L'evasione fiscale, la distribuzione ai bisognosi e la riscossione
La mancata prestazione della zakat equivale al trattenimento indebito del fedele e corrisponde - seppur con profili religiosi - ad una forma di "evasione fiscale". Ogni individuo, pertanto, è tenuto a prelevare l'imposta coranica dai suoi averi, ovunque esso si trovi (e cioè anche se domiciliato in un Pese non islamico). Al riguardo, giova osservare, che l'Irs (Internal Revenue Service), vale a dire l'Agenzia americana delle Entrate, riconosce allo zakat pieno valore tributario. Infatti i musulmani che versano tali somme hanno diritto, se dichiarano il reddito negli Usa, a un incentivo fiscale sotto forma di deduzione dal reddito. La tassa può essere distribuita ad altri musulmani bisognosi ovvero versarla alle apposite associazioni islamiche che possono provvedervi. Nello Stato islamico, può essere riscossa da un ente governativo, un dipartimento ad hoc che ha lo scopo di garantire la ripartizione secondo le leggi coraniche. La zakat di rado viene applicata per i musulmani Sciiti in Occidente (secondo cui è dovuta solamente su 9 beni: oro, argento, cammelli, mucche, pecore, grano, orzo, datteri, uvetta).
La sadaka
Al contrario della zakat, che raffigura un dovere tributario imposto da Dio al musulmano credente, la "sadaka" (ossia, l'elemosina) rappresenta un dovere morale (e quindi un sistema non obbligatorio) per il musulmano, sia esso un soggetto ricco ovvero nullatenente (il Profeta diceva, in proposito, che "L'elemosina spegne i peccati come l'acqua spegne il fuoco").
Il khoms
Diversi Paesi islamici prevedono, infine, una terza figura d'imposta sacra. In particolare, nei Paesi di tradizione Sciita, il khoms, che letteralmente si traduce col termine "quinto", rappresenta la principale fonte di sostentamento dei religiosi oltre che un capitolo per finanziare i servizi pubblici.

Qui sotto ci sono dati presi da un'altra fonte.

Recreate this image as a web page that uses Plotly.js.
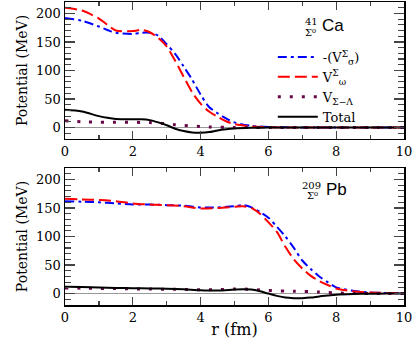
<!DOCTYPE html>
<html>
<head>
<meta charset="utf-8">
<script src="https://cdn.plot.ly/plotly-3.0.1.min.js"></script>
<style>
  body { margin: 0; background: white; }
  #chart { width: 415px; height: 339px; }
</style>
</head>
<body>
<div id="chart"></div>
<script>
// 41Ca panel (top)
var rCa = [0, 0.5, 1, 1.25, 1.5, 2, 2.25, 2.5, 2.75, 3, 3.25, 3.5, 3.75, 4, 4.25, 4.5, 4.75, 5, 5.5, 6, 7, 8, 9, 10];
var sigmaCa = [192, 187, 177, 171, 166, 164, 166, 166, 161, 146, 129, 107, 84, 58, 36, 25, 16, 9, 3, 1, 0, 0, 0, 0];
var omegaCa = [210, 205, 191, 180, 170, 169, 171, 167, 157, 142, 117, 89, 62, 42, 28, 19, 11, 6, 2, 0.5, 0, 0, 0, 0];
var sigLamCa = [12, 10, 9.5, 9.3, 9.2, 9.2, 9, 8.7, 7.8, 6.6, 5, 3.8, 2.6, 1.7, 1, 0.5, 0.3, 0.1, 0, 0, 0, 0, 0, 0];
var totalCa = [31, 28, 20, 17, 15, 14.5, 14.5, 13, 9, 4, -2, -6, -8.5, -9, -8, -5, -3, -1.7, -0.5, 0, 0, 0, 0, 0];

// 209Pb panel (bottom)
var rPb = [0, 0.5, 1, 1.5, 2, 2.5, 3, 3.5, 4, 4.5, 5, 5.25, 5.5, 5.75, 6, 6.25, 6.5, 6.75, 7, 7.25, 7.5, 7.75, 8, 8.5, 9, 9.5, 10];
var sigmaPb = [162, 161, 160, 158, 156, 156, 155, 154, 151, 151, 153, 155, 151, 143, 133, 117, 100, 80, 58, 43, 30, 20, 11, 5, 2, 1, 0.5];
var omegaPb = [166, 165, 164, 162, 158, 156, 155, 153, 149, 150, 152, 153, 150, 140, 125, 108, 82, 60, 44, 31, 22, 15, 9, 4, 2, 1, 0.5];
var sigLamPb = [10, 9.5, 9, 8.7, 8.3, 8, 7.7, 7.2, 6.5, 7, 8, 8, 7.5, 6.5, 5.5, 5, 4.5, 4, 3.7, 3.3, 2.8, 2, 1.2, 0.4, 0.1, 0, 0];
var totalPb = [12, 11.5, 10.5, 10, 9.5, 9, 8.5, 7.5, 6, 5.5, 7, 7.5, 7, 4, 0, -4, -7, -8, -8, -7, -5, -3.5, -2, -0.8, -0.3, 0, 0];

var seriesNames = ['-(V<sup>Σ</sup><sub>σ</sub>)', 'V<sup>Σ</sup><sub>ω</sub>', 'V<sub>Σ−Λ</sub>', 'Total'];
var seriesColors = ['#0000ff', '#ff0000', '#670748', '#000000'];
var seriesDash = ['9px,4px,3px,4px', '12px,5px', '3px,9px', 'solid'];
var seriesWidth = [2, 2, 3, 2];

var serif = 'DejaVu Serif, serif';

function makeTraces(r, cols, xa, ya, showLeg) {
  return cols.map(function(vals, i) {
    return {
      x: r,
      y: vals,
      xaxis: xa,
      yaxis: ya,
      mode: 'lines',
      name: seriesNames[i],
      showlegend: showLeg,
      line: {color: seriesColors[i], width: seriesWidth[i], dash: seriesDash[i], shape: 'spline', smoothing: 0.8},
      hoverinfo: 'skip'
    };
  });
}

var traces = makeTraces(rCa, [sigmaCa, omegaCa, sigLamCa, totalCa], 'x', 'y', true)
  .concat(makeTraces(rPb, [sigmaPb, omegaPb, sigLamPb, totalPb], 'x2', 'y2', false));

function xAxis(anchor, withTitle) {
  var ax = {
    anchor: anchor,
    range: [0, 10],
    dtick: 2,
    ticks: 'inside',
    ticklen: 8,
    tickwidth: 1.2,
    minor: {dtick: 1, ticks: 'inside', ticklen: 4, tickwidth: 1.2},
    showline: true,
    linewidth: 1.5,
    linecolor: 'black',
    mirror: 'allticks',
    showgrid: false,
    zeroline: false,
    tickfont: {family: serif, size: 13, color: 'black'}
  };
  if (withTitle) {
    ax.title = {text: 'r (fm)', font: {family: serif, size: 16, color: 'black'}, standoff: 3};
  }
  return ax;
}

function yAxis(anchor, domain) {
  return {
    anchor: anchor,
    domain: domain,
    range: [-20, 220],
    tick0: 0,
    dtick: 50,
    ticks: 'inside',
    ticklen: 10,
    tickwidth: 1.2,
    minor: {dtick: 10, ticks: 'inside', ticklen: 6, tickwidth: 1.2},
    showline: true,
    linewidth: 1.5,
    linecolor: 'black',
    mirror: 'allticks',
    showgrid: false,
    zeroline: true,
    zerolinecolor: '#999999',
    zerolinewidth: 1,
    tickfont: {family: serif, size: 13, color: 'black'},
    title: {text: 'Potential (MeV)', font: {family: serif, size: 14, color: 'black'}, standoff: 5}
  };
}

var smallFont = {family: serif, size: 10, color: 'black'};
var bigFont = {family: 'Liberation Sans, Arial, sans-serif', size: 17, color: 'black'};

function note(text, x, y, font) {
  return {text: text, xref: 'paper', yref: 'paper', x: x, y: y, xanchor: 'center', yanchor: 'middle', showarrow: false, font: font};
}

var layout = {
  width: 415,
  height: 339,
  margin: {l: 65, r: 11, t: 2, b: 34},
  paper_bgcolor: 'white',
  plot_bgcolor: 'white',
  xaxis: xAxis('y', false),
  yaxis: yAxis('x', [0.548, 1]),
  xaxis2: xAxis('y2', true),
  yaxis2: yAxis('x2', [0, 0.452]),
  showlegend: true,
  legend: {
    x: 0.613, y: 0.868, xanchor: 'left', yanchor: 'top',
    bgcolor: 'rgba(0,0,0,0)',
    font: {family: serif, size: 13, color: 'black'},
    itemwidth: 40,
    tracegroupgap: 0
  },
  annotations: [
    note('41', 0.726, 0.934, smallFont),
    note('Σ⁰', 0.723, 0.898, smallFont),
    note('Ca', 0.791, 0.921, bigFont),
    note('209', 0.726, 0.396, smallFont),
    note('Σ⁰', 0.729, 0.360, smallFont),
    note('Pb', 0.802, 0.380, bigFont)
  ]
};

Plotly.newPlot('chart', traces, layout, {displayModeBar: false, staticPlot: true});
</script>
</body>
</html>
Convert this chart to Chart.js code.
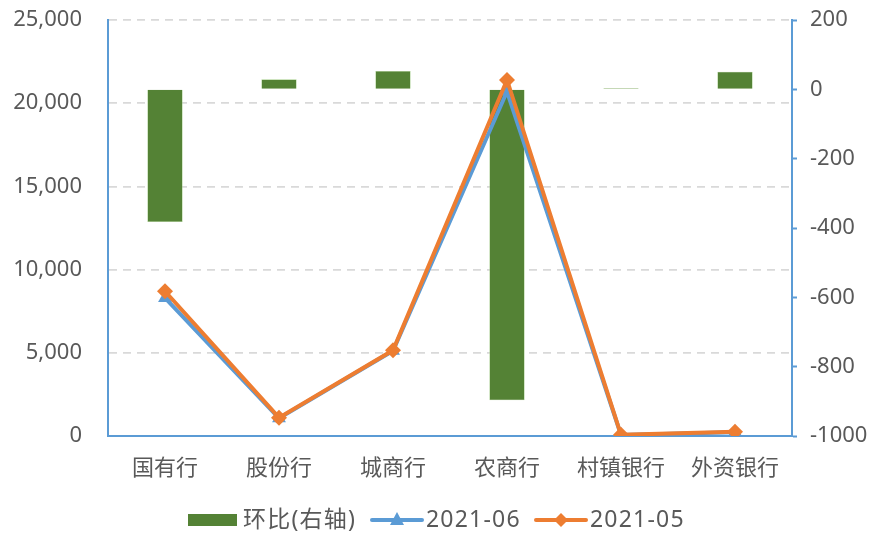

Tale imposta consiste nella donazione volontaria e quindi in una autotassazione annuale che viene eseguita dai soggetti più agiati con aliquota pari al 20 per cento calcolata sui guadagni di lusso derivanti dalle attività del commercio o dell'agricoltura o originanti da successioni ereditarie. Nel dettaglio il Khoms consiste nella deduzione della parte di 1/5 da sette specifiche entrate fiscali: i ricavi di guerra, le miniere, i tesori terrestri, i tesori marini, le rimanenza dopo le spese annuali, il ricavato dei terreni che non si riferiscono ai musulmani, il denaro lecito mischiato a quello proibito che non si riesce a distinguere (i guadagni di fonte illecita sono indizi di disobbedienza a Dio). Secondo la tradizione Sunnita il khoms va pagato soltanto sui guadagni di guerra, con l'effetto che questa imposta non viene attribuita dai Sunniti.
Altre imposte
Con le dovute specificazioni, rientrano nel sistema islamico, infine, la tassa terriera (khiraj), la tassa dei non musulmani sotto la protezione di un governo islamico (jaziyyah) e il bottino di guerra (anfal).